Poster
Beyond Zero Initialization: Investigating the Impact of Non-Zero Initialization on LoRA Fine-Tuning Dynamics
Shiwei Li · Xiandi Luo · Xing Tang · Haozhao Wang · Hao Chen · weihongluo · Yuhua Li · xiuqiang He · Ruixuan Li
East Exhibition Hall A-B #E-2108
Fine-tuning large language models is extremely expensive, so researchers often turn to a technique called Low-Rank Adaptation (LoRA), which approximates the update of the pretrained weight matrix using two smaller low-rank matrices. Typically, one of these matrices is initialized to zero to ensure that fine-tuning starts exactly from the pretrained model. However, there is no theoretical reason why zero initialization should be the optimal choice.This raises a simple question: what if we initialize both low-rank matrices with small, non-zero values?
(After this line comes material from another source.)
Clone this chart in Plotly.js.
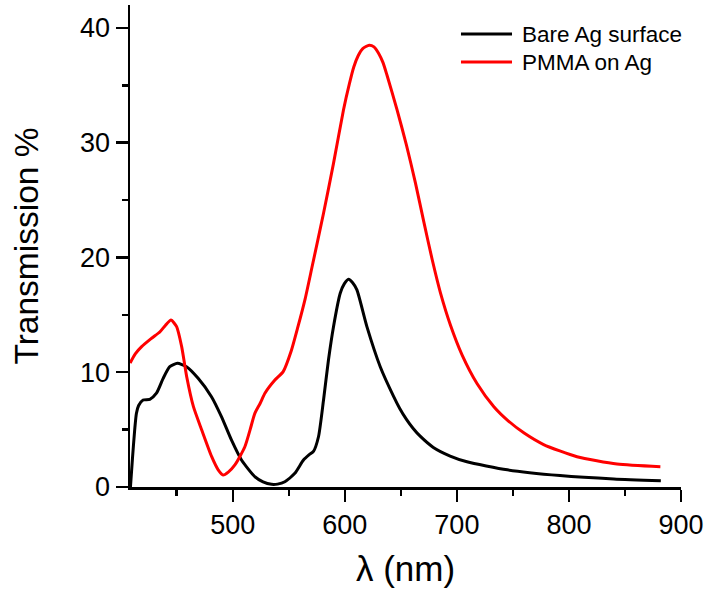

Through theoretical analysis and extensive experiments, we find that this non-zero initialization makes LoRA more robust to suboptimal, especially smaller learning rates. These findings challenge two long-standing assumptions in LoRA fine-tuning: first, that one of the low-rank matrices must be initialized to zero, and second, that fine-tuning must begin exactly from the pretrained model. Instead, we show that carefully scaled non-zero initialization not only works, but can improve robustness and overall accuracy.